Complexity: Reduction

The following pertains to Complexity questions in Spring 1999, Spring 20003, Spring 2007, Fall 2010.

Definition: A "Reduction" is a Turing transducer (a TM that computes an output, not just a YES or NO) that accepts an instance of problem A as input and computes an instance of problem B as an output. It converts one problem to another.

So A <= B means that a transducer exists that does this conversion.

Specifically, A <=p B means that a transducer does the work in polynomial time, that is, O(nk).

Another way to view A <= B (whether polynomially or not) is that B cannot be easier than A. That is, B is at least as difficult as a problem in A.

This leads to the following results.

  1. Suppose you know nothing about A, but A <= B and B is decidable.

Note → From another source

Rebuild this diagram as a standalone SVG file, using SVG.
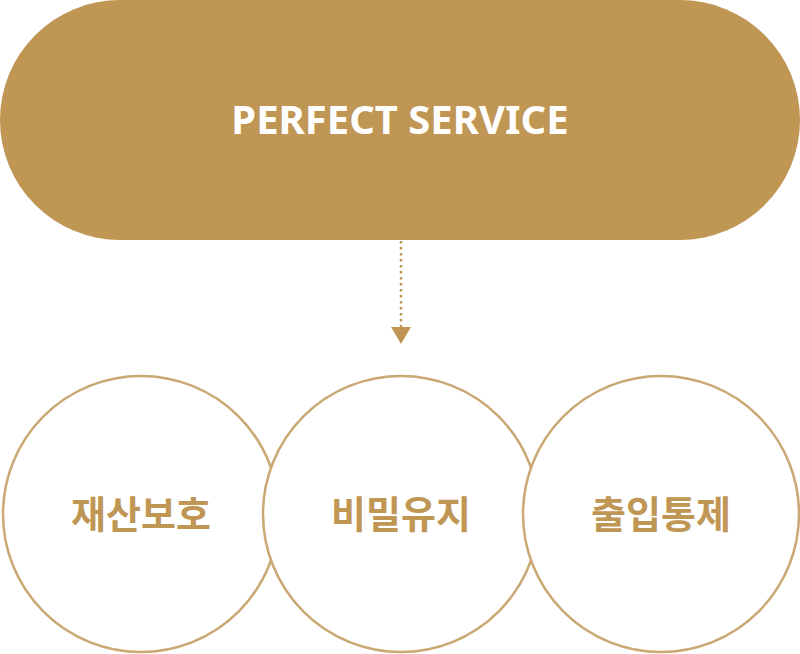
<svg xmlns="http://www.w3.org/2000/svg" width="800" height="654" viewBox="0 0 800 654">
<style>
.c{fill:#fff;stroke:#c9a874;stroke-width:2.5}
.k{font-family:"Noto Sans CJK KR","Noto Sans",sans-serif;font-weight:700;font-size:38px;fill:#c09654;text-anchor:middle}
</style>
<defs><marker id="a" markerWidth="10" markerHeight="8" refX="0" refY="4" orient="auto" markerUnits="userSpaceOnUse" viewBox="0 0 10 8"><path d="M0,0 L10,4 L0,8z" fill="#c09654"/></marker></defs>
<g id="top"><rect x="0" y="0" width="800" height="240" rx="120" fill="#c09654"/>
<text x="400" y="134" font-family="'Noto Sans','Open Sans',sans-serif" font-weight="700" font-size="40" fill="#fff" text-anchor="middle">PERFECT SERVICE</text></g>
<g id="connectors"><line x1="401" y1="241" x2="401" y2="327" stroke="#c09654" stroke-width="2.5" stroke-dasharray="2.5,3.5"/>
<path d="M391,327 L411,327 L401,344z" fill="#c09654"/></g>
<g id="n1"><circle class="c" cx="141" cy="514" r="138" fill-opacity="0"/><text class="k" x="141" y="528">재산보호</text></g>
<g id="n2"><circle class="c" cx="401" cy="514" r="138" fill="none"/><text class="k" x="401" y="528">비밀유지</text></g>
<g id="n3"><circle class="c" cx="661" cy="514" r="138" fill="none"/><text class="k" x="661" y="528">출입통제</text></g>
</svg>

This means A is decidable. We do not know A is in P, NP, etc. just that it is decidable.
  2. If A <=p B, and B is in P, then A is in P (polynomial steps to convert A to B plus polynomial steps to decide B).
  3. But consider the converse. Suppose A <=p B, and A is in P. We know tht B is at least as difficult as A. So B might be in P, or anywhere beyond. We cannot really say anything.
  4. If A <=p B, and B is in NP, then A is in NP (polynomial steps to convert A to B plus nondetertministically solve B).
  5. The alternative proof that A is in NP: construct an algorithm to nondetermnistically guess solutions to A, and verify YES polynomially.
  6. If B is in NP, and all NP-Complete problems R <=p B, then B is NP-Complete by definition.
  7. If A <=p B, and A is NP-Complete, then B is NP-Hard by definition.
  8. If A <=p B, A is NP-Complete, and B is in NP, then B is NP-Complete (B is in NP, and all NP-complete problems now reduce to B via A).
  9. If A <=p B, and B is NP-Complete, then A is in NP, since B is in NP. We cannot say that A is NP-Complete because we do not know if all NP-Complete problems R reduce to A.

Definition: A is "co-acceptable" means that the complement of A is acceptable.

If A <= B, and B is co-acceptable, then we can only say A is co-acceptable, not that A is decidable.
If A is both co-acceptable and acceptable, then A is by definition decidable.

Consider complexity theory vs. decidability theory:

If A <=p B and B is in P, but someone claims that A is in EXP, then A could be reduced to B in polynomial steps and then B could be solved in polynomial steps. So A was really in P from the start (of course, it can still be said that A is in EXP). When considering complexity classes, the reductions must be polynomial to have relevance. It is known that problems in P, NP, EXP, etc. are decidable.

As for decidability, if A were a member of EXP, then A is decidable. If B in P, then B is decidable. If A can reduce to B (polynomial of otherwise), then A is not more difficult than B.